Hello experts, I have one question I hope you could help me with.

A few days ago MapD was open-sourced and a collaboration between MapD and H2O.ai was announced. I want to know if as of today there is a way to run a logistic regression in a big data set in MapD without leaving the GPU stack?

For example, let say we have a data set of 100 million rows in MapD running on gpus. How can we run a logistic regression in that data set without moving the data outside the gpu stack? It is not clear to me if currently I can use XYZ software on top of MapD without moving data or if unfortunately I have to move the data outside the gpu stack in order to do the logistic regression.

Best regards.


#2

Hi,

Thanks for looking at MapD

With the MapD API sql_execute_gpudf you can tell MapD to run a query and leave the result set on the gpu for further processing. The format that we are using for this interchange is Arrow.
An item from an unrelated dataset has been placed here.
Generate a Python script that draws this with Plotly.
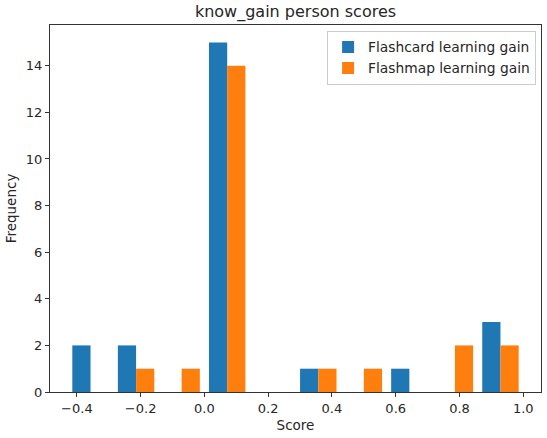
import plotly.graph_objects as go

# Histogram bin edges (10 bins) and counts per series
bin_edges = [-0.4286, -0.2857, -0.1429, 0.0, 0.1429, 0.2857, 0.4286, 0.5714, 0.7143, 0.8571, 1.0]
flashcard_counts = [2, 2, 0, 15, 0, 1, 0, 1, 0, 3]
flashmap_counts = [0, 1, 1, 14, 0, 1, 1, 0, 2, 2]
series_names = ["Flashcard learning gain", "Flashmap learning gain"]
x_ticks = [-0.4, -0.2, 0.0, 0.2, 0.4, 0.6, 0.8, 1.0]
y_ticks = [0, 2, 4, 6, 8, 10, 12, 14]

centers = [(a + b) / 2 for a, b in zip(bin_edges[:-1], bin_edges[1:])]

fig = go.Figure()
fig.add_trace(go.Bar(x=centers, y=flashcard_counts, name=series_names[0],
                     marker=dict(color="#1f77b4", line=dict(width=0))))
fig.add_trace(go.Bar(x=centers, y=flashmap_counts, name=series_names[1],
                     marker=dict(color="#ff7f0e", line=dict(width=0))))

font_family = "DejaVu Sans"
fig.update_layout(
    width=547, height=438,
    margin=dict(l=50, r=6, t=25, b=46),
    paper_bgcolor="white", plot_bgcolor="white",
    barmode="group", bargap=0.2, bargroupgap=0,
    font=dict(family=font_family, size=13, color="#262626"),
    title=dict(text="know_gain person scores", x=295.5 / 547, xanchor="center",
               y=1 - 11 / 438, yanchor="middle", font=dict(size=16, color="#262626")),
    legend=dict(x=0.99, y=0.985, xanchor="right", yanchor="top",
                bgcolor="rgba(255,255,255,0.8)", bordercolor="#cccccc", borderwidth=1,
                font=dict(size=13.8, color="#262626"), itemwidth=30, tracegroupgap=2),
    showlegend=True,
)
fig.update_xaxes(range=[-0.4843, 1.0557], tickvals=x_ticks, tickformat=".1f",
                 showgrid=False, zeroline=False, showline=True, linecolor="#333333",
                 linewidth=1, mirror=True, ticks="outside", ticklen=4, tickcolor="#333333",
                 tickfont=dict(size=13), title=dict(text="Score", font=dict(size=13.5), standoff=5))
fig.update_yaxes(range=[0, 15.75], tickvals=y_ticks,
                 showgrid=False, zeroline=False, showline=True, linecolor="#333333",
                 linewidth=1, mirror=True, ticks="outside", ticklen=4, tickcolor="#333333",
                 tickfont=dict(size=13), title=dict(text="Frequency", font=dict(size=13.5), standoff=6))

fig.write_html("out.html")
What will be returned back after the query is a pointer to this buffer for you to do your further processing of the result set with the data never having to leave the GPU.

We are adding more documentation around this currently

Regards


#3

Hi

If you would like to see an example implementation, you should review

https://github.com/gpuopenanalytics

It has an end to end Jupyter notebook and docker file showing running regression on mapd

Mapd to continuum to h2o

Regards


#4

Many thanks!

In fact I asked the same question to the h20.ai mailing list and they also point me to the implementation you mentioned.

I’m going to do some testing.

Best regards,

Iván